A recent U.S. State Department Report confirms that the U.S. is essentially unable to provide any security beyond the city of Kabul in Afghanistan. In a story that appeared in The New York Times (September 18, 2002), the Report, which has been delivered to Congress, states that "providing needed security to the rural hinterlands in Afghanistan would be almost impossible for any outside force," and that even trying to protect the other major Afghan population centers "would impose significant logistical and command burdens." As such, the Report concludes that it will be up to the Afghans themselves to extend security throughout the lawless countryside. According to David T. Johnson, the State Department's coordinator for Afghanistan, the country has poor roads, high mountains and wide expanses that pose problems for any international peacekeeping force.

"It is worth noting that the Russians also won every battle in Afghanistan, but ultimately they lost the war"

It is worth noting that the Russians also won every battle in Afghanistan, but ultimately they lost the war and control of the harsh country that has been ruled by violent warlords for centuries. Given the assassination attempts against President Hamid Karzai and other members of his government have occurred in spite of the U.S. security forces in Kabul certainly gives the impression that Afghanistan crisis is rapidly spiraling out of control. Indeed, in speeches in New York City, Mr. Karzai warned about the spreading disorder and urged the expansion of peacekeeping forces to at least three outlying cities of Kabul, but neither the U.S. or any other nation has offered any additional soldiers for the existing 4,700-member security force. In remarks quoted in The New York Times (September 27, 2002), Secretary of State Colin Powell confirmed that one-third of $2 billion pledged by a number of countries had not been provided, and that without such assistance, Afghanistan will quickly be reduced to chaos.

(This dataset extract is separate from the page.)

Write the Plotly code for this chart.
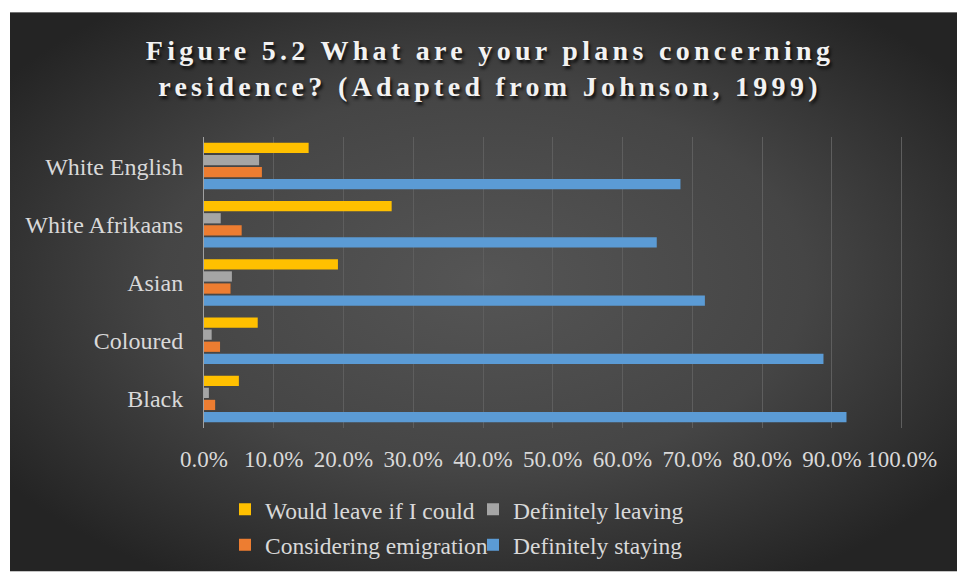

Afghanistan is not only lacking security forces, it is in a sever drought; it has virtually no infrastructure; millions of Afghans are now faced with starvation, and there is apparently no nation in the world-including the U.S.-that will provide the necessary financial resources to help. As most American are aware, these were the very conditions of chaos that allowed the Taliban to come to power in Afghanistan in the first place. While it is a relatively easy matter for a superpower like the U.S. to use advanced high-flying aircraft to win major military battles with the relatively primitive armed forces in countries like Afghanistan or Iraq, trying to provide order and social and economic stability in these countries over the long-term is another matter. As has often been said, those who do not learn from history are forced to repeat it.